MINNEAPOLIS (WCCO) -- A 45-year-old man has been sentenced to four months in the workhouse after pleading guilty to soliciting Little League baseball players through Facebook.

Michael Francis Hamer pleaded guilty in September. He was arrested in July after investigators were alerted that he was trying to make physical contact with children he contacted online.

Hamer was also sentenced to probation and sexual offender treatment on Friday. He will have to register as a sex offender for the next 10 years.

During his five year probationary term, he is not allowed to have contact with minors, nor "loiter around ballparks, swimming pools, schools, amusement parks or other places where young children gather and could not use a computer or the internet without the approval of his probation officer, who could then search the computer to see what he was doing."

Earlier this year, police set up a fake profile to catch Hamer, who at the time still lived at home with his mother in Minneapolis.

Investigators then set up a fake Facebook profile intended to give the impression that it belonged to a 12-year-old boy named "Aron." They did this after a number of boys on the Crystal Little League baseball team said they had received friend requests from a stranger named "Michael Hammer."

After Hamer became Facebook friends with the fake profile, he began inquiring about sexual topics, according to the criminal complaint. Though the officer running the fake Facebook account tried to steer the conversation away from sexual topics, the complaint says that Hamer continued to ask whether "Aron" would like to meet up.

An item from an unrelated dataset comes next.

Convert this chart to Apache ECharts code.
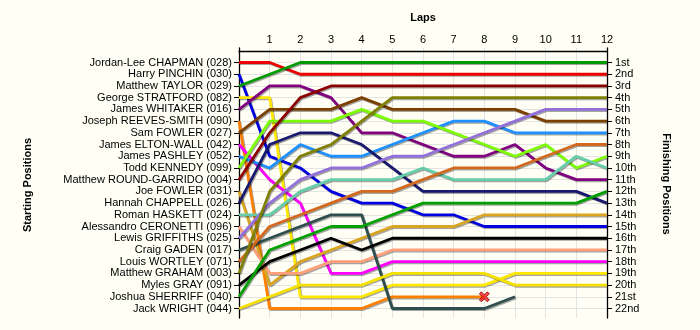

Police then arranged to arrest Hamer after he agreed to meet "Aron" at a park in Crystal. He admitted he had reserved a room at a metro area hotel and asked if he could write a letter of apology to the parents of "Aron."

Investigators searched Hamer's room in the basement of his mother's house and found a memory stick containing pictures of underage boys in provocative positions.

"He could have sought help before committing this act," Hennepin County Attorney Joshua Larson said. "A strong message must be sent."